I tried to spend as much time either at school or walking around the city as possible. There's a psalm that roughly translates to “By the rivers of Babylon, there we sat and wept as we remembered thee, O Zion.” A new version of the psalm popped into my head one day as I was sitting by the Guadalquivir: “By the rivers of Seville, there we sat and wept as we remembered thee, O College Park.” It was a bit dramatic. Especially because I’d chosen to be there and I wasn’t exiled. Even on good days, I liked to sit there and write or watch the sunset, if I could make it there at the right time. Sometimes I’d botellón and go there at night with my friends and drink Tinto de Verano, the unofficial official wine of Seville.

There was also a park where I liked to go and write that was on the way to my internship, Parque Maria Luisa. The only thing that seemed to help even a little was writing, so there were days in a row where I’d journal twice a day, one time usually being at that park or somewhere outside and the other time being before bed. But then I had to make a conscious effort to go to the park on days that I wasn’t interning so I wouldn’t associate it with my internship.

When I go back now to that part of my journal, I can see that as I neared the end of the semester, I was essentially writing the same thing over and over, just with a few anecdotes thrown in from that particular day. I was unhappy, I wrote. I wanted to go home or back to Maryland, I wrote. I missed everything and everyone. When finals week started, I counted how many tests and essays stood between me and my dog. By the middle of finals week, I started counting down the hours and I started to find some hope.

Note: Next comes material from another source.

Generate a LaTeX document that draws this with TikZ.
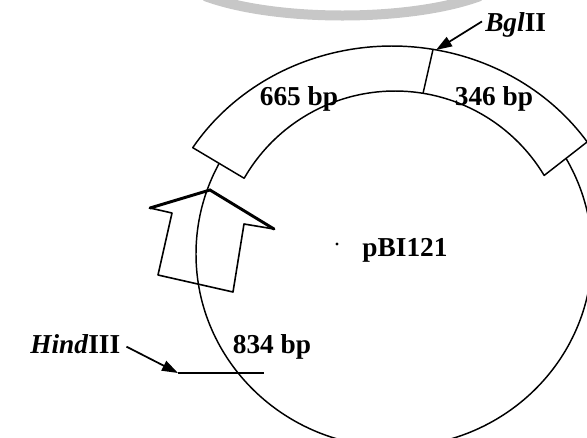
\documentclass[tikz,border=0pt]{standalone}
\usepackage{fontspec}
\setmainfont{Liberation Serif}
\usetikzlibrary{arrows.meta}
\begin{document}
\begin{tikzpicture}[x=0.75pt,y=-0.75pt,
  lbl/.style={font=\fontsize{20.5}{22}\selectfont\bfseries, inner sep=0pt},
  ring/.style={line width=1.1pt, line join=round},
  boxline/.style={line width=1.1pt, line join=round, fill=white},
  headedge/.style={line width=2.2pt, line cap=round},
  shaftline/.style={line width=1.2pt, line join=round},
  ptr/.style={line width=1.3pt, -{Triangle[length=12pt,width=8pt]}},
  wmark/.style={line width=7.5pt, black!22}]
\useasboundingbox (0,0) rectangle (587,437);
\clip (0,0) rectangle (587,437);
% faint watermark band at the top
\draw[wmark] (205,-4) .. controls (275,22) and (410,22) .. (480,-4);
% plasmid ring
\draw[ring] (394,254) ellipse [x radius=198, y radius=193];
% inserted segment (box)
\coordinate (IR) at (544.2,175.4);
\draw[boxline] plot[domain=-147.6:-34.2, samples=80] ({392+236*cos(\x)},{265+219*sin(\x)})
   -- (IR)
   -- plot[domain=-31:-150.1, samples=80] ({395+174*cos(\x)},{265+174*sin(\x)})
   -- cycle;
% BglII separator
\coordinate (bgtop) at (433,49.5);
\coordinate (bgbot) at (423,93.5);
\draw[line width=1.1pt] (bgtop) -- (bgbot);
% block arrow (promoter)
\coordinate (tip) at (210,190);
\coordinate (lb) at (150,208);
\coordinate (tl) at (172,213);
\coordinate (bl) at (158,275);
\coordinate (br) at (233,292);
\coordinate (tr) at (244,224);
\coordinate (rb) at (274,229);
\draw[shaftline] (lb) -- (tl) -- (bl) -- (br) -- (tr) -- (rb);
\draw[headedge] (lb) -- (tip) -- (rb);
% labels
\node[lbl, anchor=base] (l665) at (299,105) {665 bp};
\node[lbl, anchor=base] (l346) at (494,105) {346 bp};
\node[lbl, anchor=base] (lpbi) at (405,256) {pBI121};
\node[lbl, anchor=base] (l834) at (272,353) {834 bp};
\node[lbl, anchor=base west] (lhind) at (30,353) {\textit{Hind}III};
\node[lbl, anchor=base west] (lbgl) at (485,31) {\textit{Bgl}II};
% centre dot
\fill (337,244) circle [radius=1.3pt];
% HindIII site
\coordinate (hindtip) at (178,373);
\coordinate (hindend) at (264,373);
\draw[line width=1.1pt] (hindtip) -- (hindend);
\draw[ptr] ([shift={(6,3)}]lhind.east) -- (hindtip);
% BglII site
\coordinate (bgltip) at (436,50);
\draw[ptr] ([shift={(-3,-3)}]lbgl.west) -- (bgltip);
\end{tikzpicture}
\end{document}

On the last night of the semester after we’d all finished finals, nearly everyone from my program ended up at the same place by the river for one last botellón. It was May, but that night was unseasonably cold. A lot of people cried when they said goodbye to their friends. I thanked my friends for helping me survive a couple classes I didn’t like and tried not to seem too excited about my flight in four hours.